■ EXERCISE DIRECTIONS ■
Repeat the material exactly as it appears.

┄┄┄┄┄┄┄┄┄┄

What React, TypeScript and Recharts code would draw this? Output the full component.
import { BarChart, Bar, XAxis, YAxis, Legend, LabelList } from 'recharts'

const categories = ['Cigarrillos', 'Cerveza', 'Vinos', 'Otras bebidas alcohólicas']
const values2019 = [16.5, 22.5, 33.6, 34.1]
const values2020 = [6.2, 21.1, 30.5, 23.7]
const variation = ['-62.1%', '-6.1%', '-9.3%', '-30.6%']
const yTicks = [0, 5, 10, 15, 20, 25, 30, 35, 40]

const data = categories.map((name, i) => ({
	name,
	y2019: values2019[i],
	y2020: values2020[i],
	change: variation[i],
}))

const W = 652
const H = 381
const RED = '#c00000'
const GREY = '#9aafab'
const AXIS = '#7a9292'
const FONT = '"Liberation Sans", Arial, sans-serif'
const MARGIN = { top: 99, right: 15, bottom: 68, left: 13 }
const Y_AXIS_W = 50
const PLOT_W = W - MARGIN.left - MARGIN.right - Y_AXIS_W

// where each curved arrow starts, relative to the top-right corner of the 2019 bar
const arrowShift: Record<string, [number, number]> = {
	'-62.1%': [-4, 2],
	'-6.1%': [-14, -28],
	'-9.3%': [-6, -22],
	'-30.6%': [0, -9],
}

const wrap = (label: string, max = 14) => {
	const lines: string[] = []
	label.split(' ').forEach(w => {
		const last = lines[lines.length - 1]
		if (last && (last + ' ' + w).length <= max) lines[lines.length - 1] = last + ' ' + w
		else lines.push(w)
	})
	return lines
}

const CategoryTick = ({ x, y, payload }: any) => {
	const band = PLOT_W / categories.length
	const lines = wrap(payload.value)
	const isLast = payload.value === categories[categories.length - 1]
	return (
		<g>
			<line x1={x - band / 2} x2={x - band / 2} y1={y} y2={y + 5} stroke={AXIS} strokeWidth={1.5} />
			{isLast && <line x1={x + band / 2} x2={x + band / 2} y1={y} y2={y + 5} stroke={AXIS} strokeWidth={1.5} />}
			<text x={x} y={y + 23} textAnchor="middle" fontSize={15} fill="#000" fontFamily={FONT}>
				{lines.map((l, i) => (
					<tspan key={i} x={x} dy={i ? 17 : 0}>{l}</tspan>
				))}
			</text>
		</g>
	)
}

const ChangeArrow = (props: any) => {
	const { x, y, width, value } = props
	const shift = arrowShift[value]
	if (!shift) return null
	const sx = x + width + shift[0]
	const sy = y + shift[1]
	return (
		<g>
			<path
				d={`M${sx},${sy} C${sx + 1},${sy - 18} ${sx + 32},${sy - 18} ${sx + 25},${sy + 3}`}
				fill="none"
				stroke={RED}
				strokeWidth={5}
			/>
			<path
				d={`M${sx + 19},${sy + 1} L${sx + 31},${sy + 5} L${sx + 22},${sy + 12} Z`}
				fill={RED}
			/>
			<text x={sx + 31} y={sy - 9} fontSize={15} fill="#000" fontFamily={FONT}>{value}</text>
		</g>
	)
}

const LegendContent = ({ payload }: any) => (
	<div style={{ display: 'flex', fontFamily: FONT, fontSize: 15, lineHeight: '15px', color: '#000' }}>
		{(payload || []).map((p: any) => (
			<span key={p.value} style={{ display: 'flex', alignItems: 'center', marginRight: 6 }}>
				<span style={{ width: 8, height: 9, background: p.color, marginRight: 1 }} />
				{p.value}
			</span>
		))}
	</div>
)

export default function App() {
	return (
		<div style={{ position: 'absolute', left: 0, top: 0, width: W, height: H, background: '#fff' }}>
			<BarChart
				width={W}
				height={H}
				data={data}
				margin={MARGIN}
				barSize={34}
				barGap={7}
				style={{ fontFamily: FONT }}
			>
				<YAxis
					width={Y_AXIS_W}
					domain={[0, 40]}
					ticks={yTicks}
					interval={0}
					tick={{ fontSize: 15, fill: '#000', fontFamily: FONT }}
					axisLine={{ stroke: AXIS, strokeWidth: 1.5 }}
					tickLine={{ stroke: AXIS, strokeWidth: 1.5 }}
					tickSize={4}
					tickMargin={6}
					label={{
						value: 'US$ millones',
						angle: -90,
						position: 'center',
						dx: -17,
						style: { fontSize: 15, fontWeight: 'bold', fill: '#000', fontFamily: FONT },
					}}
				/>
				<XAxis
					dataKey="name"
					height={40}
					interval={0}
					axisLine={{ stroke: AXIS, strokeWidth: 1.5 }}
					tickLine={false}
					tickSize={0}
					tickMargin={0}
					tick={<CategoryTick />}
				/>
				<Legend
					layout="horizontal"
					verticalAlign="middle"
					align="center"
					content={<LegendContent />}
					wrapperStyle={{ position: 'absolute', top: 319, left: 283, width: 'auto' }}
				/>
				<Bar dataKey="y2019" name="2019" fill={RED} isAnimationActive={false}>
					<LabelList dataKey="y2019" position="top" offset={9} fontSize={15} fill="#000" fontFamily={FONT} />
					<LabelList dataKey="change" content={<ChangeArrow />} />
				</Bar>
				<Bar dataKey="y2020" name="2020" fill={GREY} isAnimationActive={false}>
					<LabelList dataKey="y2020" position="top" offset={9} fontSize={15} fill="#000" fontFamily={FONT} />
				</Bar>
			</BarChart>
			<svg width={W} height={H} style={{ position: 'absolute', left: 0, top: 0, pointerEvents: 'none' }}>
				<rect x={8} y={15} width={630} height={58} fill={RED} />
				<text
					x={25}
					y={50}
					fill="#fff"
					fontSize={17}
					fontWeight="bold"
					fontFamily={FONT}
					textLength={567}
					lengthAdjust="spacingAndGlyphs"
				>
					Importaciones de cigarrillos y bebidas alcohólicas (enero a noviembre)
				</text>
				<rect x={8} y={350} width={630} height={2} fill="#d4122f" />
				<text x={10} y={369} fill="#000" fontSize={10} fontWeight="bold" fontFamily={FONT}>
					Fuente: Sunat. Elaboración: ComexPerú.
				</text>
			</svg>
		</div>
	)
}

┄┄┄┄┄┄┄┄┄┄

■ THE SOLUTION ■
What React, TypeScript and Recharts code would draw this? Output the full component.
import { BarChart, Bar, XAxis, YAxis, Legend, LabelList } from 'recharts'

const categories = ['Cigarrillos', 'Cerveza', 'Vinos', 'Otras bebidas alcohólicas']
const values2019 = [16.5, 22.5, 33.6, 34.1]
const values2020 = [6.2, 21.1, 30.5, 23.7]
const variation = ['-62.1%', '-6.1%', '-9.3%', '-30.6%']
const yTicks = [0, 5, 10, 15, 20, 25, 30, 35, 40]

const data = categories.map((name, i) => ({
	name,
	y2019: values2019[i],
	y2020: values2020[i],
	change: variation[i],
}))

const W = 652
const H = 381
const RED = '#c00000'
const GREY = '#9aafab'
const AXIS = '#7a9292'
const FONT = '"Liberation Sans", Arial, sans-serif'
const MARGIN = { top: 99, right: 15, bottom: 68, left: 13 }
const Y_AXIS_W = 50
const PLOT_W = W - MARGIN.left - MARGIN.right - Y_AXIS_W

// where each curved arrow starts, relative to the top-right corner of the 2019 bar
const arrowShift: Record<string, [number, number]> = {
	'-62.1%': [-4, 2],
	'-6.1%': [-14, -28],
	'-9.3%': [-6, -22],
	'-30.6%': [0, -9],
}

const wrap = (label: string, max = 14) => {
	const lines: string[] = []
	label.split(' ').forEach(w => {
		const last = lines[lines.length - 1]
		if (last && (last + ' ' + w).length <= max) lines[lines.length - 1] = last + ' ' + w
		else lines.push(w)
	})
	return lines
}

const CategoryTick = ({ x, y, payload }: any) => {
	const band = PLOT_W / categories.length
	const lines = wrap(payload.value)
	const isLast = payload.value === categories[categories.length - 1]
	return (
		<g>
			<line x1={x - band / 2} x2={x - band / 2} y1={y} y2={y + 5} stroke={AXIS} strokeWidth={1.5} />
			{isLast && <line x1={x + band / 2} x2={x + band / 2} y1={y} y2={y + 5} stroke={AXIS} strokeWidth={1.5} />}
			<text x={x} y={y + 23} textAnchor="middle" fontSize={15} fill="#000" fontFamily={FONT}>
				{lines.map((l, i) => (
					<tspan key={i} x={x} dy={i ? 17 : 0}>{l}</tspan>
				))}
			</text>
		</g>
	)
}

const ChangeArrow = (props: any) => {
	const { x, y, width, value } = props
	const shift = arrowShift[value]
	if (!shift) return null
	const sx = x + width + shift[0]
	const sy = y + shift[1]
	return (
		<g>
			<path
				d={`M${sx},${sy} C${sx + 1},${sy - 18} ${sx + 32},${sy - 18} ${sx + 25},${sy + 3}`}
				fill="none"
				stroke={RED}
				strokeWidth={5}
			/>
			<path
				d={`M${sx + 19},${sy + 1} L${sx + 31},${sy + 5} L${sx + 22},${sy + 12} Z`}
				fill={RED}
			/>
			<text x={sx + 31} y={sy - 9} fontSize={15} fill="#000" fontFamily={FONT}>{value}</text>
		</g>
	)
}

const LegendContent = ({ payload }: any) => (
	<div style={{ display: 'flex', fontFamily: FONT, fontSize: 15, lineHeight: '15px', color: '#000' }}>
		{(payload || []).map((p: any) => (
			<span key={p.value} style={{ display: 'flex', alignItems: 'center', marginRight: 6 }}>
				<span style={{ width: 8, height: 9, background: p.color, marginRight: 1 }} />
				{p.value}
			</span>
		))}
	</div>
)

export default function App() {
	return (
		<div style={{ position: 'absolute', left: 0, top: 0, width: W, height: H, background: '#fff' }}>
			<BarChart
				width={W}
				height={H}
				data={data}
				margin={MARGIN}
				barSize={34}
				barGap={7}
				style={{ fontFamily: FONT }}
			>
				<YAxis
					width={Y_AXIS_W}
					domain={[0, 40]}
					ticks={yTicks}
					interval={0}
					tick={{ fontSize: 15, fill: '#000', fontFamily: FONT }}
					axisLine={{ stroke: AXIS, strokeWidth: 1.5 }}
					tickLine={{ stroke: AXIS, strokeWidth: 1.5 }}
					tickSize={4}
					tickMargin={6}
					label={{
						value: 'US$ millones',
						angle: -90,
						position: 'center',
						dx: -17,
						style: { fontSize: 15, fontWeight: 'bold', fill: '#000', fontFamily: FONT },
					}}
				/>
				<XAxis
					dataKey="name"
					height={40}
					interval={0}
					axisLine={{ stroke: AXIS, strokeWidth: 1.5 }}
					tickLine={false}
					tickSize={0}
					tickMargin={0}
					tick={<CategoryTick />}
				/>
				<Legend
					layout="horizontal"
					verticalAlign="middle"
					align="center"
					content={<LegendContent />}
					wrapperStyle={{ position: 'absolute', top: 319, left: 283, width: 'auto' }}
				/>
				<Bar dataKey="y2019" name="2019" fill={RED} isAnimationActive={false}>
					<LabelList dataKey="y2019" position="top" offset={9} fontSize={15} fill="#000" fontFamily={FONT} />
					<LabelList dataKey="change" content={<ChangeArrow />} />
				</Bar>
				<Bar dataKey="y2020" name="2020" fill={GREY} isAnimationActive={false}>
					<LabelList dataKey="y2020" position="top" offset={9} fontSize={15} fill="#000" fontFamily={FONT} />
				</Bar>
			</BarChart>
			<svg width={W} height={H} style={{ position: 'absolute', left: 0, top: 0, pointerEvents: 'none' }}>
				<rect x={8} y={15} width={630} height={58} fill={RED} />
				<text
					x={25}
					y={50}
					fill="#fff"
					fontSize={17}
					fontWeight="bold"
					fontFamily={FONT}
					textLength={567}
					lengthAdjust="spacingAndGlyphs"
				>
					Importaciones de cigarrillos y bebidas alcohólicas (enero a noviembre)
				</text>
				<rect x={8} y={350} width={630} height={2} fill="#d4122f" />
				<text x={10} y={369} fill="#000" fontSize={10} fontWeight="bold" fontFamily={FONT}>
					Fuente: Sunat. Elaboración: ComexPerú.
				</text>
			</svg>
		</div>
	)
}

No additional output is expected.